James Lewis comments on the narrow focus and lack of innovation and commitment that has prevailed in international programmes when planning comprehensive disaster reduction strategies. | |
The author was co-founder of the "disastrously" short-lived Disaster Research Unit at the University of Bradford, the group that first recognized the importance of vulnerabilities in tackling the problems of disaster occurrence. He was trained and has practiced as an architect in the United Kingdom and is now a consultant, researcher and writer on environmental hazards and human settlements. He has worked with the Commonwealth Secretariat, the United Nations and the European Commission on behalf of Caribbean and South Pacific island states, Algeria and Bangladesh. |
In a recent article (Tiempo, Issue 62, January 2007), Newswatch editor Sarah Granich usefully reviewed declared statements of international organizations and institutions concerning disaster reduction, gently deploring a certain lassitude of comprehensive adaptation to climate change.
The same could be said, just now, of most national governments, so it is not surprising if the international bodies representative of their participation make no advance. We all know of governments reluctant to be stirred into action not of their own making nor of their own immediate purpose or political interest - this in the contexts of recent extreme events. Why do such great divides persist between specialist findings and policy implementation?
Already sixteen years since the 1991 Intergovernmental Panel on Climate Change report, the first intergovernmental acknowledgment of climate change, much of the response to the 2007 Fourth Assessment report is as if the process had just started.
Without going beyond our own countries, we can see divisions between those actions devoted to reducing emissions on behalf of a more amenable future, and those to do with hazards already imminent or manifest. Take only one United Kingdom national sector to see the carbon-free house of the future on the one hand and, on the other at the same time, permitted built development on flood-prone sites and failures of recent construction against moderately high winds.
When United Kingdom 'disasters' research began in the early 1970s, international programmes on the ground were a poor cousin to development. But for the past twenty years or more, the situation has been the reverse; development budgets have lost out to those allocated in one way or another to disasters. More tragically, 'disasters' became disassociated from 'development', seemingly for better access to direct funding.
Whatever the reason, the regrettable split that ensued between the two camps of 'disasters' and 'development' has been a cause of persistent divisions and a reason why policies for disaster reduction remain too narrowly focused to cope with climate change and all of its associated hazards. Aspects of this disassociation are discussed by the author in Development in Disaster-prone Places: Studies of Vulnerability, published in 1999 (page 127 and following).

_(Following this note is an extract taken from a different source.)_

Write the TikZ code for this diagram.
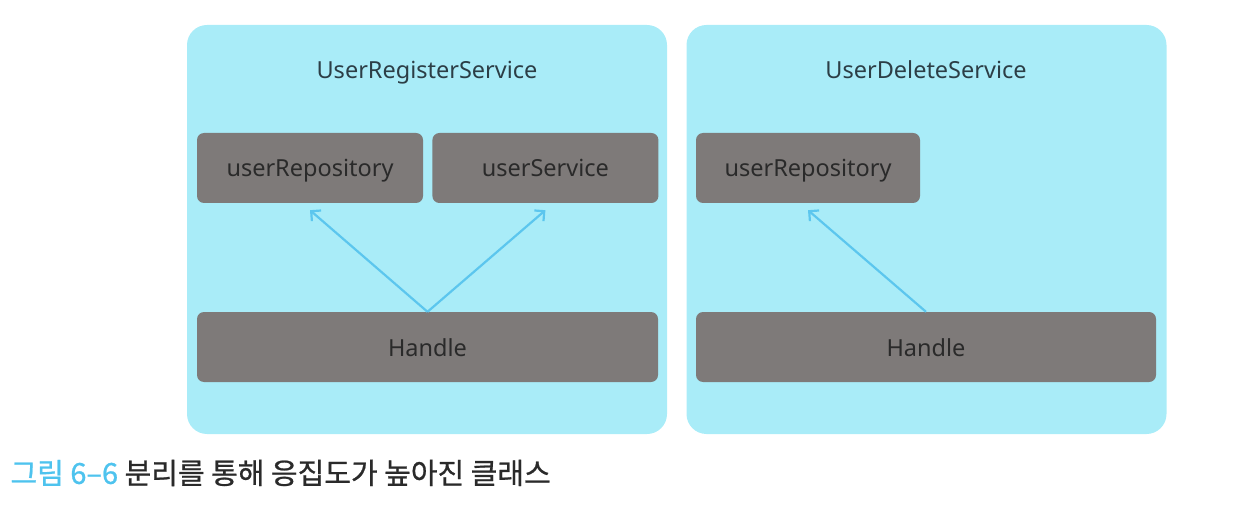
\documentclass[tikz,border=0pt]{standalone}
\usepackage{fontspec}
\setmainfont{Noto Sans}
\newfontfamily\krfont[FakeBold=0.8]{Noto Sans CJK KR}
\usetikzlibrary{positioning, arrows.meta}
\usepackage{xcolor}
\definecolor{PanelCyan}{HTML}{A9ECF8}
\definecolor{BoxGray}{HTML}{7E7A79}
\definecolor{ArrowBlue}{HTML}{5CC6EE}
\definecolor{CapBlue}{HTML}{4EC3EE}
\definecolor{InkDark}{HTML}{2A2A2A}
\definecolor{TitleInk}{HTML}{2C3E46}

\begin{document}
\begin{tikzpicture}[x=1pt, y=-1pt, node distance=9pt]
    \tikzstyle{panel} = [rectangle, fill=PanelCyan, rounded corners=20pt, minimum width=480pt, minimum height=409pt, inner sep=0pt]
    \tikzstyle{comp} = [rectangle, fill=BoxGray, text=InkDark, rounded corners=7pt, minimum height=70pt, inner sep=0pt, text height=19pt, text depth=1pt, font=\fontsize{23.5}{28}\selectfont]
    \tikzstyle{title} = [text=TitleInk, anchor=base, font=\fontsize{23.5}{28}\selectfont]
    \tikzstyle{dep} = [ArrowBlue, line width=2.2pt, -{Straight Barb[length=7pt, width=14pt]}]

    \useasboundingbox (0,0) rectangle (1238,510);

    % left: register service
    \node [panel] (regpanel) at (427,229.5) {};
    \node [title] (regtitle) at (427,79) {UserRegisterService};
    \node [comp, minimum width=226pt] (regrepo) at (310,168) {userRepository};
    \node [comp, minimum width=226pt, right=of regrepo] (regsvc) {userService};
    \node [comp, minimum width=461pt] (reghandle) at (427.5,347) {Handle};

    \draw [dep] (reghandle.north) -- ([yshift=-7pt]regrepo.south);
    \draw [dep] (reghandle.north) -- ([yshift=-7pt]regsvc.south);

    % right: delete service
    \node [panel] (delpanel) at (926.5,229.5) {};
    \node [title] (deltitle) at (926,79) {UserDeleteService};
    \node [comp, minimum width=224pt] (delrepo) at (808,168) {userRepository};
    \node [comp, minimum width=460pt] (delhandle) at (926,347) {Handle};

    \draw [dep] (delhandle.north) -- ([yshift=-7pt]delrepo.south);

    % caption
    \node [anchor=west, text=InkDark, font=\krfont\fontsize{29}{34}\selectfont] (caption) at (7,473)
        {\textcolor{CapBlue}{그림 6–6} 분리를 통해 응집도가 높아진 클래스};
\end{tikzpicture}
\end{document}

In the twenty years since sea-level rise became a concern, there has been adequate time for multi-disciplinary, multi-sectoral and multi-temporal policies to have been formed to take account of one of the greatest disasters to befall the world since Noah built his ark.
Impact of Typhoon Damrey, September 2005, Vietnam
© Luong Quang Huy |
The Davos 2006 recommendations, calling on the international community to adopt an integrated, participatory approach to coping with disasters and risks, are a major step forward. Yet their substance has been part of disaster literature for decades. Implementation has been restricted, constrained and made piecemeal by which camp it belonged to, impeded in the formation of an "integrated participatory approach" for all disasters, all risks and most crucially - all vulnerabilities.
Strategies for vulnerability reduction in developmental contexts would serve the potential victims of all the extremes of a changing climate; social vulnerability to one thing being very often social vulnerability to another. But understanding of the causes of vulnerability has not been helped by globalized and institutionalized conceptions of disasters in distant places. Vulnerability is pervasive in local, community, and domestic contexts, and our insights into its often invidious processes have to be achieved at similar levels of application.
Most disaster policies and programmes remain impeded by overly narrow focus on what happens in and after the event. They focus insufficiently on what has taken place before, and what is continuing to take place before subsequent events - too often brought about, it has to be said, by inappropriate, socially- and environmentally-insensitive, and even corrupt, 'development'. Attempts, in recent years, to integrate a developmental dimension into disaster recovery programmes serve to emphasize this ongoing but pathetic state of affairs.
Integrated national, community and domestic strategies for continued reduction of emissions, which will make environments less severe in the future, have to be accompanied by mutually-supportive and parallel strategies to reduce already apparent vulnerabilities to the hazards of climate change and more: sea-level rise and associated storms, sea-surges, coastal and riverine flooding, high temperatures - and earthquakes as well.
Hazards are not a comfortable topic. Though it is more amenable to implement measures for a more acceptable future than to take action for a fearfully hazardous present, the bullet is there to be bitten. The problem must be recognized for the ultimate achievement of comprehensively advantageous vulnerability reduction.